Information provided —
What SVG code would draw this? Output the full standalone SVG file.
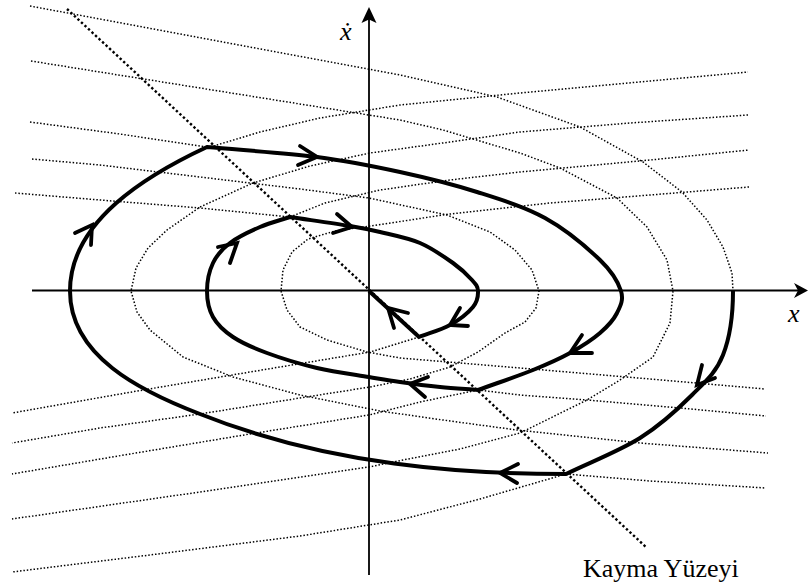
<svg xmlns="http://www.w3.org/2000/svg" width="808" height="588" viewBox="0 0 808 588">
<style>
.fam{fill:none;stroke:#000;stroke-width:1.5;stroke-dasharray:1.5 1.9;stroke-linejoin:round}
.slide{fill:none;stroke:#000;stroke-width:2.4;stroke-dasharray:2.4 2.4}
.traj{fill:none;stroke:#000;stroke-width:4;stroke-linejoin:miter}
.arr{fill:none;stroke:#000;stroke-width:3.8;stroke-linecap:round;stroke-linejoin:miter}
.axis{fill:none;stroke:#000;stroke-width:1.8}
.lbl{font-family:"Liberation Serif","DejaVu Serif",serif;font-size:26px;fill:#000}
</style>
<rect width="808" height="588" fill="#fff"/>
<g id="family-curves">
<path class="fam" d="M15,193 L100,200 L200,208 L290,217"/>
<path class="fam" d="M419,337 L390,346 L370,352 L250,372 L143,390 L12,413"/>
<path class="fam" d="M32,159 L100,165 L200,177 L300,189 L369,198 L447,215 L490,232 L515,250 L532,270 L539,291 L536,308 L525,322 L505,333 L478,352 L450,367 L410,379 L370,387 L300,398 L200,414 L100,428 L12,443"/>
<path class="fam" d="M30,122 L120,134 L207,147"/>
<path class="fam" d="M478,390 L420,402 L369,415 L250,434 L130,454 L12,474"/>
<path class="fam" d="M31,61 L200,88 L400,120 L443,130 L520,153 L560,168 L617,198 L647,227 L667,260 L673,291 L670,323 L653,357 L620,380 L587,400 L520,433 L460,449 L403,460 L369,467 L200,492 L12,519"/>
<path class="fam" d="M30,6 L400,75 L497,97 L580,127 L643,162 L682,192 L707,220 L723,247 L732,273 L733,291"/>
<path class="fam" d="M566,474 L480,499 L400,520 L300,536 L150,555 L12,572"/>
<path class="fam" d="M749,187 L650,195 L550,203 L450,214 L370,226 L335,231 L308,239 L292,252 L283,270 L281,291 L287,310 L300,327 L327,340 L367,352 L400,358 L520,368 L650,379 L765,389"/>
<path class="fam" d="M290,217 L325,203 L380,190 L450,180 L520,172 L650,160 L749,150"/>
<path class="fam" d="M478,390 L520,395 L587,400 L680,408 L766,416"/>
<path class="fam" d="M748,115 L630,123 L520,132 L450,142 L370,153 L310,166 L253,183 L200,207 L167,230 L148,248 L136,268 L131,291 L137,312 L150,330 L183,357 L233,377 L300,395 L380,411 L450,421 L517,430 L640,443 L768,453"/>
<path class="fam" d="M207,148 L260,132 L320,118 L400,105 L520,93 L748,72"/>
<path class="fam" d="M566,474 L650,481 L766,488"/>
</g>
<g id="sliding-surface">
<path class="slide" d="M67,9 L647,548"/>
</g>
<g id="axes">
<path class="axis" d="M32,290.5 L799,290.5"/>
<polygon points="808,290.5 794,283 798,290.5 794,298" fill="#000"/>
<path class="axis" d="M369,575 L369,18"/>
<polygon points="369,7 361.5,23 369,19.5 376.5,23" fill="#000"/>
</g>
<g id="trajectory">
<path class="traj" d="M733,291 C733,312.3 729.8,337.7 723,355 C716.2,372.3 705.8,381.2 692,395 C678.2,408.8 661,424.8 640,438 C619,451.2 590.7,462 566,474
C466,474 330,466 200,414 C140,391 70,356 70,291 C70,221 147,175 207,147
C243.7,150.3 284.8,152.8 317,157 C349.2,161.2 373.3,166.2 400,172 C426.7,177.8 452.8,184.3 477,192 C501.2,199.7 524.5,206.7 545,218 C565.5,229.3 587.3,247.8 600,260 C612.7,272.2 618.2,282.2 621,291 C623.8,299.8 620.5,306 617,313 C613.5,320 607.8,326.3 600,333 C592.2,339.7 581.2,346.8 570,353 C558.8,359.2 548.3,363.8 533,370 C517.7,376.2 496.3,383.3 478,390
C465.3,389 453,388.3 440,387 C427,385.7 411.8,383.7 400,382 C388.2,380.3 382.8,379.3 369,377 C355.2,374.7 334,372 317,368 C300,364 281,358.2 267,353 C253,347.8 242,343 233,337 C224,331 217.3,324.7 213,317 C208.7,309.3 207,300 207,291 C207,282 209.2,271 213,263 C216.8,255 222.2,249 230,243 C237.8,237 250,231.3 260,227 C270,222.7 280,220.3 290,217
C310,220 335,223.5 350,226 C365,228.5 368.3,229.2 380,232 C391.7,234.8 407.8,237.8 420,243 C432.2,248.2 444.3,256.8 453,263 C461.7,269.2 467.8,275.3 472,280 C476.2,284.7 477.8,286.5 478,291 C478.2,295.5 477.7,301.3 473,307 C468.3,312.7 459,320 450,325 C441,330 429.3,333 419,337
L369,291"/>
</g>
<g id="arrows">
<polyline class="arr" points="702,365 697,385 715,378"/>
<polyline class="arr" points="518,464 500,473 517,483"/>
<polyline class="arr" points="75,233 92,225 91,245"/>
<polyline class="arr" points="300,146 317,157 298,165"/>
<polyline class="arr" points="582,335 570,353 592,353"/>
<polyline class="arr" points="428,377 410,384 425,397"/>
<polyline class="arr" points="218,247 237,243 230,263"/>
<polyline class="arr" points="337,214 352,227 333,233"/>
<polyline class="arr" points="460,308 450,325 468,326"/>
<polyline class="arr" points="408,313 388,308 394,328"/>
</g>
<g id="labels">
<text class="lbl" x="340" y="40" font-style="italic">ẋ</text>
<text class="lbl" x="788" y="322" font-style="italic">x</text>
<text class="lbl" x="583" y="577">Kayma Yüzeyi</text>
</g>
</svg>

The exercise —
Restate the whole of the material word for word without the pictures.

Answer to this exercise —
What SVG code would draw this? Output the full standalone SVG file.
<svg xmlns="http://www.w3.org/2000/svg" width="808" height="588" viewBox="0 0 808 588">
<style>
.fam{fill:none;stroke:#000;stroke-width:1.5;stroke-dasharray:1.5 1.9;stroke-linejoin:round}
.slide{fill:none;stroke:#000;stroke-width:2.4;stroke-dasharray:2.4 2.4}
.traj{fill:none;stroke:#000;stroke-width:4;stroke-linejoin:miter}
.arr{fill:none;stroke:#000;stroke-width:3.8;stroke-linecap:round;stroke-linejoin:miter}
.axis{fill:none;stroke:#000;stroke-width:1.8}
.lbl{font-family:"Liberation Serif","DejaVu Serif",serif;font-size:26px;fill:#000}
</style>
<rect width="808" height="588" fill="#fff"/>
<g id="family-curves">
<path class="fam" d="M15,193 L100,200 L200,208 L290,217"/>
<path class="fam" d="M419,337 L390,346 L370,352 L250,372 L143,390 L12,413"/>
<path class="fam" d="M32,159 L100,165 L200,177 L300,189 L369,198 L447,215 L490,232 L515,250 L532,270 L539,291 L536,308 L525,322 L505,333 L478,352 L450,367 L410,379 L370,387 L300,398 L200,414 L100,428 L12,443"/>
<path class="fam" d="M30,122 L120,134 L207,147"/>
<path class="fam" d="M478,390 L420,402 L369,415 L250,434 L130,454 L12,474"/>
<path class="fam" d="M31,61 L200,88 L400,120 L443,130 L520,153 L560,168 L617,198 L647,227 L667,260 L673,291 L670,323 L653,357 L620,380 L587,400 L520,433 L460,449 L403,460 L369,467 L200,492 L12,519"/>
<path class="fam" d="M30,6 L400,75 L497,97 L580,127 L643,162 L682,192 L707,220 L723,247 L732,273 L733,291"/>
<path class="fam" d="M566,474 L480,499 L400,520 L300,536 L150,555 L12,572"/>
<path class="fam" d="M749,187 L650,195 L550,203 L450,214 L370,226 L335,231 L308,239 L292,252 L283,270 L281,291 L287,310 L300,327 L327,340 L367,352 L400,358 L520,368 L650,379 L765,389"/>
<path class="fam" d="M290,217 L325,203 L380,190 L450,180 L520,172 L650,160 L749,150"/>
<path class="fam" d="M478,390 L520,395 L587,400 L680,408 L766,416"/>
<path class="fam" d="M748,115 L630,123 L520,132 L450,142 L370,153 L310,166 L253,183 L200,207 L167,230 L148,248 L136,268 L131,291 L137,312 L150,330 L183,357 L233,377 L300,395 L380,411 L450,421 L517,430 L640,443 L768,453"/>
<path class="fam" d="M207,148 L260,132 L320,118 L400,105 L520,93 L748,72"/>
<path class="fam" d="M566,474 L650,481 L766,488"/>
</g>
<g id="sliding-surface">
<path class="slide" d="M67,9 L647,548"/>
</g>
<g id="axes">
<path class="axis" d="M32,290.5 L799,290.5"/>
<polygon points="808,290.5 794,283 798,290.5 794,298" fill="#000"/>
<path class="axis" d="M369,575 L369,18"/>
<polygon points="369,7 361.5,23 369,19.5 376.5,23" fill="#000"/>
</g>
<g id="trajectory">
<path class="traj" d="M733,291 C733,312.3 729.8,337.7 723,355 C716.2,372.3 705.8,381.2 692,395 C678.2,408.8 661,424.8 640,438 C619,451.2 590.7,462 566,474
C466,474 330,466 200,414 C140,391 70,356 70,291 C70,221 147,175 207,147
C243.7,150.3 284.8,152.8 317,157 C349.2,161.2 373.3,166.2 400,172 C426.7,177.8 452.8,184.3 477,192 C501.2,199.7 524.5,206.7 545,218 C565.5,229.3 587.3,247.8 600,260 C612.7,272.2 618.2,282.2 621,291 C623.8,299.8 620.5,306 617,313 C613.5,320 607.8,326.3 600,333 C592.2,339.7 581.2,346.8 570,353 C558.8,359.2 548.3,363.8 533,370 C517.7,376.2 496.3,383.3 478,390
C465.3,389 453,388.3 440,387 C427,385.7 411.8,383.7 400,382 C388.2,380.3 382.8,379.3 369,377 C355.2,374.7 334,372 317,368 C300,364 281,358.2 267,353 C253,347.8 242,343 233,337 C224,331 217.3,324.7 213,317 C208.7,309.3 207,300 207,291 C207,282 209.2,271 213,263 C216.8,255 222.2,249 230,243 C237.8,237 250,231.3 260,227 C270,222.7 280,220.3 290,217
C310,220 335,223.5 350,226 C365,228.5 368.3,229.2 380,232 C391.7,234.8 407.8,237.8 420,243 C432.2,248.2 444.3,256.8 453,263 C461.7,269.2 467.8,275.3 472,280 C476.2,284.7 477.8,286.5 478,291 C478.2,295.5 477.7,301.3 473,307 C468.3,312.7 459,320 450,325 C441,330 429.3,333 419,337
L369,291"/>
</g>
<g id="arrows">
<polyline class="arr" points="702,365 697,385 715,378"/>
<polyline class="arr" points="518,464 500,473 517,483"/>
<polyline class="arr" points="75,233 92,225 91,245"/>
<polyline class="arr" points="300,146 317,157 298,165"/>
<polyline class="arr" points="582,335 570,353 592,353"/>
<polyline class="arr" points="428,377 410,384 425,397"/>
<polyline class="arr" points="218,247 237,243 230,263"/>
<polyline class="arr" points="337,214 352,227 333,233"/>
<polyline class="arr" points="460,308 450,325 468,326"/>
<polyline class="arr" points="408,313 388,308 394,328"/>
</g>
<g id="labels">
<text class="lbl" x="340" y="40" font-style="italic">ẋ</text>
<text class="lbl" x="788" y="322" font-style="italic">x</text>
<text class="lbl" x="583" y="577">Kayma Yüzeyi</text>
</g>
</svg>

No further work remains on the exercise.